January 27, 2011 – 12:33 pm
Every large IT project has a bottle neck and if you look closely enough you will find it.
A client of ours is working on a very complicated IT project and while I started keeping an eye on it during the early stages I found myself getting involved on a daily basis as the project progressed because I found it so interesting.
Our client has a very diverse network of specialist application servers based all around the world. I signed an NDA so I can’t tell you who this client is, but I can talk about the technical challenges. The client has around 250 application nodes based in Canada, US, UK and Hong Kong. Each node was designed to work independently and had a full time member of staff churning through their work every day….input in resulted in input out….simples.
As each node was completely independent, and each node was a collection of around £150,000 of components sourced from various suppliers, it was impossible to know what was being done on the network….there was no central management system. While the company was making money, it had no idea why some of the system operators could get much more throughput on the network and why some nodes kept breaking.
The client looked at using something like nagios and cacti to monitor the system but that didn’t give them the granularity that they wanted….per second granularity on everything….every biometric from the application, every system biometric and every hardware indicator. They wanted to know exactly what happened on their network so that they could pinpoint failure and learn why. Having this data would also allow the company to analyse workflow, pinpoint backlogs in production and reassign projects to other areas of the business…something that would increase workload on a global basis….saving millions of pounds!

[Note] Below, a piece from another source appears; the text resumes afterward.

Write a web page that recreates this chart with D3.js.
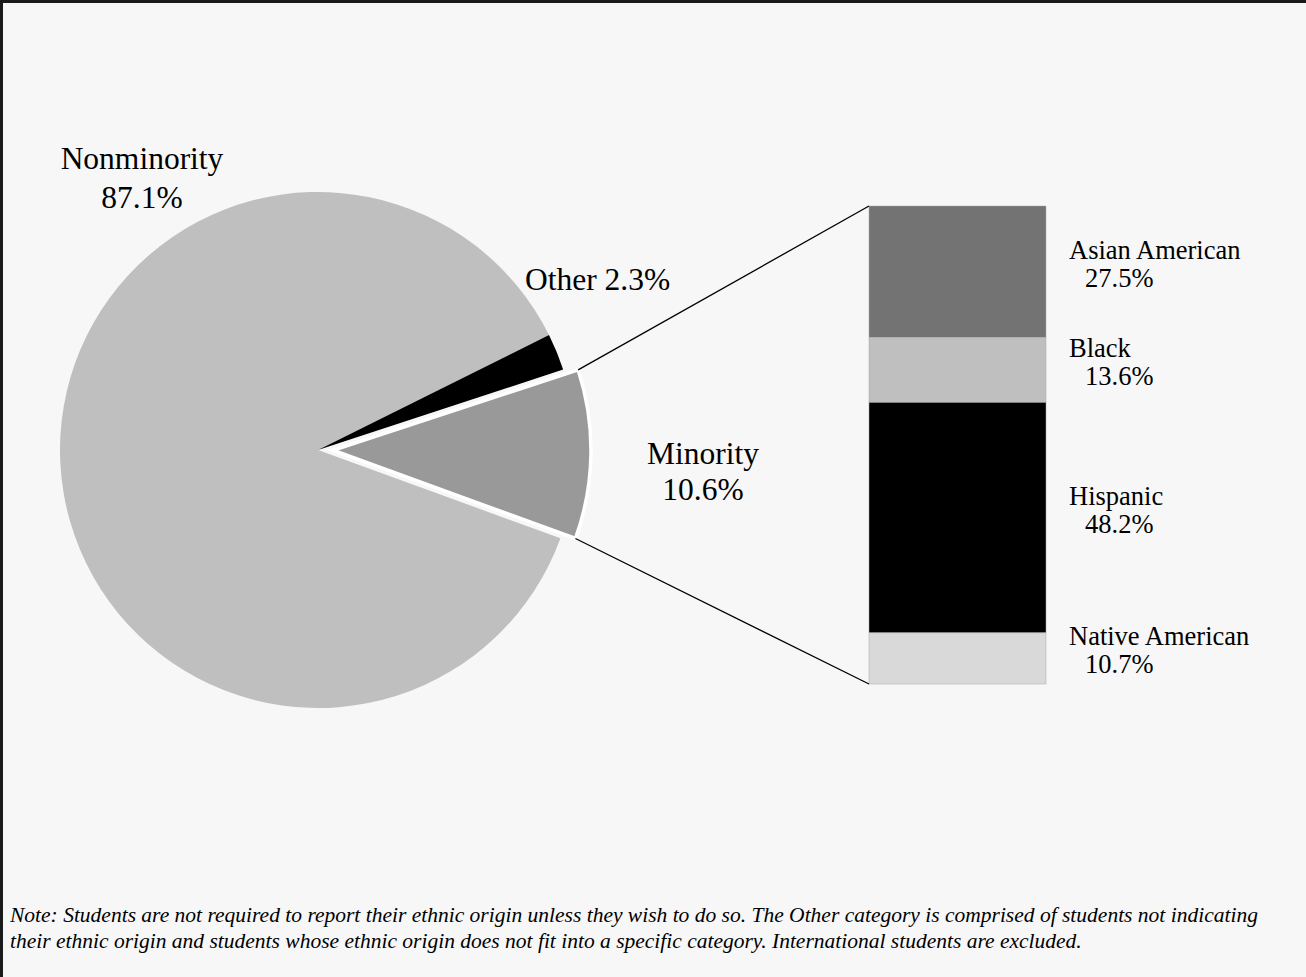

So, how do you collect around 100 pieces of data per second from 250 nodes based all around the world? Most people would use some sort of HTTP API to do this….but seriously…would that scale to 25,000 data points per second? Yep, this is a job for an industrial strength message queue. Funny enough, StormMQ comes to the rescue
The client wrote an AMQP application in C that was installed on the nodes. This application collected the various data points and sent them to a StormMQ cluster in Sunderland (United Kingdom). Once there another AMQP application in Head Office written in java took the messages out of the queue and after a little business logic would inject them into a database cluster. Simples?

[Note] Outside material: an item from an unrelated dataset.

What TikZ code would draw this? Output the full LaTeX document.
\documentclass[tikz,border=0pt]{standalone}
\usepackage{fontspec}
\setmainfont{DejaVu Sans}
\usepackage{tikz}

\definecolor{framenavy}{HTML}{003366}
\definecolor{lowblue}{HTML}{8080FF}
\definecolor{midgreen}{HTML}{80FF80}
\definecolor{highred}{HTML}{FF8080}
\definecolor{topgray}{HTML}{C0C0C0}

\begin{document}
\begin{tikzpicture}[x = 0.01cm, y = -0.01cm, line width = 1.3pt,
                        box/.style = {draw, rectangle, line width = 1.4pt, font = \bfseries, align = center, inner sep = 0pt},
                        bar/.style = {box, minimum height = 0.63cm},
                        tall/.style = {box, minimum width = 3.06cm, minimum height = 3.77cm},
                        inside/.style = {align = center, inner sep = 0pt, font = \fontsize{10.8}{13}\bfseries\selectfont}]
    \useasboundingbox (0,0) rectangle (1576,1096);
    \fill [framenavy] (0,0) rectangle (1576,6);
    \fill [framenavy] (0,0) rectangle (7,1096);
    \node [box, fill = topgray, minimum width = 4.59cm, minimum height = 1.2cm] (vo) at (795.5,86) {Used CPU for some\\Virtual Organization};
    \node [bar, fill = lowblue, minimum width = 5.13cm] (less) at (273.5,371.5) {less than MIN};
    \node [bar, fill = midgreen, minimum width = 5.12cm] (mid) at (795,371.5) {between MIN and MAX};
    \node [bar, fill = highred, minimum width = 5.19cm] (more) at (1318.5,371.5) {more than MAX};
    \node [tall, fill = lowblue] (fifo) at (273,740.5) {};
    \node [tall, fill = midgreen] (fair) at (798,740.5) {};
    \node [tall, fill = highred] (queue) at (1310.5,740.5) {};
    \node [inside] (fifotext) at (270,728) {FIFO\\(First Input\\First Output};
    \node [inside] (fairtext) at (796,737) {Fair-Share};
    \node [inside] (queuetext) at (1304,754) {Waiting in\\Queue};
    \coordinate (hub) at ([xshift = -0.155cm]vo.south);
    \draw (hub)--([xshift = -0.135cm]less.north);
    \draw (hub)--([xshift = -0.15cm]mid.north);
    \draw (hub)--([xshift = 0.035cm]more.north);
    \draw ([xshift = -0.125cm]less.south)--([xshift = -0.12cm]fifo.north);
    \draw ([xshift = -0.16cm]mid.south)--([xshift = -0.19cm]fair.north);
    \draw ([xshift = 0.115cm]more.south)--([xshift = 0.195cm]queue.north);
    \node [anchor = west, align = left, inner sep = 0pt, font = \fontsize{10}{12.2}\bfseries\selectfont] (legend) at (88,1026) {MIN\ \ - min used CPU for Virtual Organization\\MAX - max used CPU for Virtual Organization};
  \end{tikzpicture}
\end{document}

After getting the proof of concept working we started fine tuning the system in iterations. The first of which was to get the AMQP client on the node to aggregate messages and send them on a per second basis…so we sent 1 message per node per second and not 100. This cut the bandwidth down because we were able to compress the data and get a good compression rate. On the other side of the system we then had to change the java client to be able to open a message, uncompress it and then process it according to some business logic. We were able to get messages at a rate of 3 messages per second from the queue but our mysql cluster was not able to handle the load. Our four mysql servers were managing around 2,000 inserts per second and were topping out….this was our first bottleneck.

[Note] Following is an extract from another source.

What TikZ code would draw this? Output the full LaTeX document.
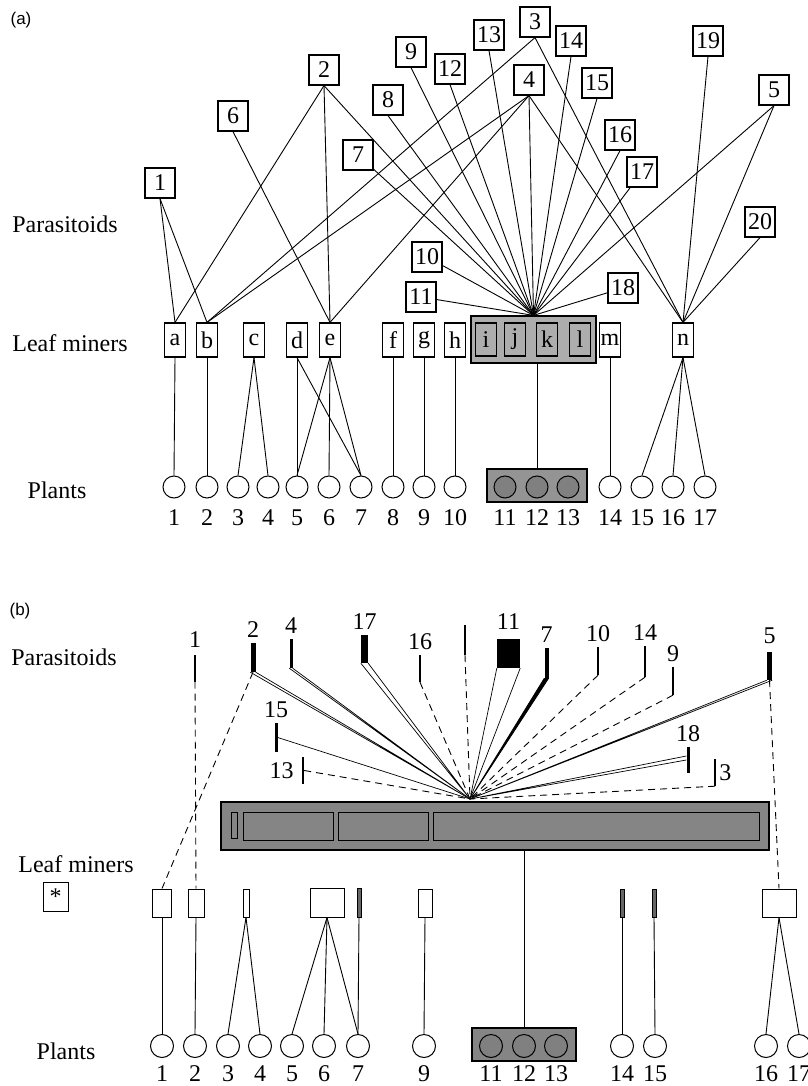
\documentclass[tikz,border=0pt]{standalone}
\usepackage{fontspec}
\setmainfont{Liberation Serif}
\newfontfamily\panelfont{Liberation Sans}
\usetikzlibrary{positioning, calc}

\newcommand{\figfont}{\fontsize{24}{28}\selectfont}

\tikzset{
  txt/.style={font=\figfont, inner sep=0pt},
  num/.style={font=\figfont, inner sep=1pt},
  pbox/.style={draw, line width=1.2pt, minimum width=30pt, minimum height=30pt, inner sep=1pt, font=\figfont},
  mbox/.style={draw, line width=1.2pt, minimum width=21pt, minimum height=34pt, inner sep=0pt, font=\figfont},
  plant/.style={draw, circle, line width=1pt, minimum size=22pt, inner sep=0pt},
  mbar/.style={draw, line width=1pt, minimum height=28pt, inner sep=0pt},
  pbar/.style={fill=black, inner sep=0pt, minimum height=28pt},
  link/.style={line width=0.9pt},
  dlink/.style={line width=0.9pt, dash pattern=on 7pt off 5pt},
  wedge/.style={draw, line width=0.7pt, fill=white, line join=round},
}

\begin{document}
\begin{tikzpicture}[x=1pt, y=-1pt, label distance=4pt]
    \useasboundingbox (0,0) rectangle (807,1086);

    % (a)
    \node[font=\panelfont\fontsize{17}{20}\selectfont, inner sep=0pt] (tagA) at (21,20) {(a)};
    \node[txt] (parA) at (65,224) {Parasitoids};
    \node[txt] (minA) at (70,343) {Leaf miners};
    \node[txt] (plaA) at (57,490) {Plants};

    \foreach \k/\x/\y in {1/160/183, 2/324/70, 3/535/22, 4/529/80, 5/774/90, 6/233/116,
        7/358/155, 8/388/100, 9/411/52, 10/427/257, 11/421/297, 12/450/69, 13/489/35,
        14/571/41, 15/597/83, 16/620/135, 17/642/172, 18/623/288, 19/708/41, 20/760/222}
        \node[pbox] (pa\k) at (\x,\y) {\k};

    \foreach \n/\x in {a/175, b/207, c/254, d/297, e/330, f/393, g/424, h/455, m/610, n/683}
        \node[mbox] (\n) at (\x,340) {\n};
    \node[draw, line width=1.2pt, fill=black!32, minimum width=125pt, minimum height=47pt] (ijkl) at (533.5,339.5) {};
    \foreach \n/\x in {i/486, j/515, k/547, l/580}
        \node[mbox, minimum height=33pt] (\n) at (\x,339.5) {\n};

    \foreach \k/\x in {1/174, 2/207, 3/238, 4/268, 5/297, 6/329, 7/361, 8/393, 9/424, 10/455,
        14/610, 15/642, 16/673, 17/705}
        \node[plant, label={[num, yshift=-6pt]below:\k}] (pl\k) at (\x,487) {};
    \node[draw, line width=1.2pt, fill=black!42, minimum width=100pt, minimum height=33pt] (plr) at (537,485.5) {};
    \foreach \k/\x in {11/505, 12/537, 13/568}
        \node[plant, fill=black!50, label={[num, yshift=-6pt]below:\k}] (pl\k) at (\x,487) {};

    \coordinate (fana) at (ijkl.north);
    \foreach \s/\t in {pa1/a, pa1/b, pa2/a, pa2/e, pa3/b, pa4/b, pa4/e, pa6/e,
        pa3/n, pa4/n, pa5/n, pa19/n, pa20/n}
        \draw[link] (\s.south) -- (\t.north);
    \foreach \s in {pa2, pa4, pa5, pa8, pa9, pa12, pa13, pa14, pa15, pa16}
        \draw[link] (\s.south) -- (fana);
    \foreach \s in {pa7, pa10, pa11, pa17, pa18}
        \draw[link] (\s) -- (fana);

    \foreach \s/\t in {a/1, b/2, c/3, c/4, d/5, d/7, e/5, e/6, e/7, f/8, g/9, h/10,
        m/14, n/15, n/16, n/17}
        \draw[link] (\s.south) -- (pl\t.north);
    \draw[link] (plr.north |- ijkl.south) -- (plr.north);

    % (b)
    \node[font=\panelfont\fontsize{17}{20}\selectfont, inner sep=0pt] (tagB) at (20,611) {(b)};
    \node[txt] (parB) at (64,657) {Parasitoids};
    \node[txt] (minB) at (76,864) {Leaf miners};
    \node[draw, line width=1pt, minimum width=25pt, minimum height=29pt, inner sep=0pt, font=\figfont] (star) at (55.5,897) {*};
    \node[txt] (plaB) at (66,1051) {Plants};

    \node[pbar, minimum width=1.5pt, minimum height=27pt, label={[num, yshift=2pt]above:1}] (pb1) at (195,668) {};
    \node[pbar, minimum width=5pt, minimum height=29pt, label={[num]above:2}] (pb2) at (253,657.5) {};
    \node[pbar, minimum width=3pt, minimum height=29pt, label={[num]above:4}] (pb4) at (291,653.5) {};
    \node[pbar, minimum width=7pt, label={[num]above:17}] (pb17) at (364.5,649) {};
    \node[pbar, minimum width=1.5pt, minimum height=27pt, label={[num]above:16}] (pb16) at (420,668.5) {};
    \node[pbar, minimum width=1.5pt, minimum height=30pt] (pbu) at (465,640) {};
    \node[pbar, minimum width=23pt, minimum height=29pt, label={[num, yshift=4pt]above:11}] (pb11) at (508.5,653.5) {};
    \node[pbar, minimum width=4pt, minimum height=30pt, label={[num]above:7}] (pb7) at (546.5,663) {};
    \node[pbar, minimum width=1.5pt, label={[num]above:10}] (pb10) at (598,661) {};
    \node[pbar, minimum width=1.5pt, minimum height=31pt, label={[num]above:14}] (pb14) at (645,661.5) {};
    \node[pbar, minimum width=2pt, label={[num]above:9}] (pb9) at (673,681) {};
    \node[pbar, minimum width=5pt, label={[num, yshift=3pt]above:5}] (pb5) at (769.5,666) {};
    \node[pbar, minimum width=3pt, minimum height=29pt, label={[num]above:15}] (pb15) at (276,737.5) {};
    \node[pbar, minimum width=2pt, minimum height=27pt, label={[num, xshift=-3pt]left:13}] (pb13) at (303,770.5) {};
    \node[pbar, minimum width=3pt, minimum height=26pt, label={[num]above:18}] (pb18) at (688,760) {};
    \node[pbar, minimum width=2pt, minimum height=27pt, label={[num, xshift=-2pt]right:3}] (pb3) at (715,772.5) {};

    \node[draw, line width=1.2pt, fill=black!48, minimum width=548pt, minimum height=48pt] (bigb) at (495,826) {};
    \node[draw, line width=1pt, minimum width=5pt, minimum height=26pt] (lm1) at (234.5,825) {};
    \node[draw, line width=1pt, minimum width=90pt, minimum height=28pt] (lm2) at (288,826) {};
    \node[draw, line width=1pt, minimum width=90pt, minimum height=28pt] (lm3) at (383,826) {};
    \node[draw, line width=1pt, minimum width=326pt, minimum height=28pt] (lm4) at (596,826) {};

    \node[mbar, minimum width=19pt] (mb1) at (162,903) {};
    \node[mbar, minimum width=16pt] (mb2) at (196,903) {};
    \node[mbar, minimum width=6pt] (mb3) at (246,903) {};
    \node[mbar, minimum width=34pt, minimum height=29pt] (mb5) at (327,902.5) {};
    \node[mbar, fill=black!60, minimum width=4pt, minimum height=29pt] (mb7) at (359,902.5) {};
    \node[mbar, minimum width=14pt] (mb9) at (425,903) {};
    \node[mbar, fill=black!60, minimum width=4pt] (mb14) at (622,903) {};
    \node[mbar, fill=black!60, minimum width=4pt] (mb15) at (654,903) {};
    \node[mbar, minimum width=34pt] (mb16) at (779,903) {};

    \foreach \k/\x in {1/162, 2/195, 3/228, 4/260, 5/292, 6/324, 7/358, 9/424,
        14/622, 15/655, 16/766, 17/799}
        \node[plant, minimum size=23pt, label={[num, yshift=-2.5pt]below:\k}] (qb\k) at (\x,1046) {};
    \node[draw, line width=1.2pt, fill=black!48, minimum width=104pt, minimum height=33pt] (qbr) at (524,1044.5) {};
    \foreach \k/\x in {11/491, 12/524, 13/556}
        \node[plant, minimum size=23pt, fill=black!50, label={[num, yshift=-2.5pt]below:\k}] (qb\k) at (\x,1046) {};

    \coordinate (fanb) at (470,799);
    \foreach \s in {pb2, pb4, pb17, pb11, pb5}
        \draw[wedge] (\s.south west) -- (fanb) -- (\s.south east);
    \draw[wedge, fill=black] (pb7.south west) -- (fanb) -- (pb7.south east);
    \draw[wedge] (pb18.west) -- (fanb) -- ([yshift=4pt]pb18.west);
    \draw[link, line width=0.7pt] (pb15.east) -- (fanb);
    \foreach \s in {pb16, pbu, pb10, pb14, pb9, pb3}
        \draw[dlink] (\s.south) -- (fanb);
    \draw[dlink] (pb13.east) -- (fanb);
    \draw[dlink] (pb1.south) -- (mb2.north);
    \draw[dlink] (pb2.south) -- (mb1.north);
    \draw[dlink] (pb5.south) -- (mb16.north);

    \foreach \s/\t in {mb1/1, mb2/2, mb3/3, mb3/4, mb5/5, mb5/6, mb5/7, mb7/7, mb9/9,
        mb14/14, mb15/15, mb16/16, mb16/17}
        \draw[link] (\s.south) -- (qb\t.north);
    \draw[link] (qbr.north |- bigb.south) -- (qbr.north);
\end{tikzpicture}
\end{document}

We upgraded the mysql servers by adding more processors, more RAM and faster hard disks. After assigning 10Gb of the RAM to innodb query cache and a few other tweeks we were able to push these to 4,000 inserts each per second. However, I was convinced we could get much more throughput because the servers were running with load averages of less than 1 and plenty of system resources.
At this stage the bottleneck was the java client which was managing around 10 messages per second. We needed to increase this significantly if we were going to be able to run a reliable system. The application was using a basic ‘poll’ principle on the MQ and not a ‘consume’…basically it was asking for messages from the MQ one at a time…rather than requesting a constant stream of messages. This is analogous to using POP3 for email rather than using a pure SMTP feed. After a re-write we increased this to 200 messages a second and mysql went crazy
. The four servers averaged 12,000 inserts per second!




However, I was convinced we could get more throughput and we had to! 200 messages a second wouldn’t even process our normal data throughput. So we went back to the drawing board with the database and the java client to see if we could get an order of magnitude better at processing the data. We made a few changes, firstly, we got the AMQP clients on the nodes to send 5 seconds of data in batches….this decreased the number of messages from 60 per minute to 12. After we did this we made the java application more efficient by using memcache to store some of the data and we doubled the RAM allocated to the JVM. This increased our throughput to 400 messages per second. Finally we changed the format of the mysql databases so that each node had it’s own database rather than a table in a very large database. The results were amazing! We got 25,000 inserts throughput on all servers.




As far as we are concerned version 1 of the system is now delivered….however…there is plenty of scope for upgrades. The StormMQ cluster that they purchased has a limit of around 10,000 messages a second, and due to the ‘first in, first out’ structure of a message queue it would be easy to add another java application and run this in parallel….doubling your throughput immediately.
One of these days I will prepare a presentation for SuperMondays on this topic…I really enjoyed being involved.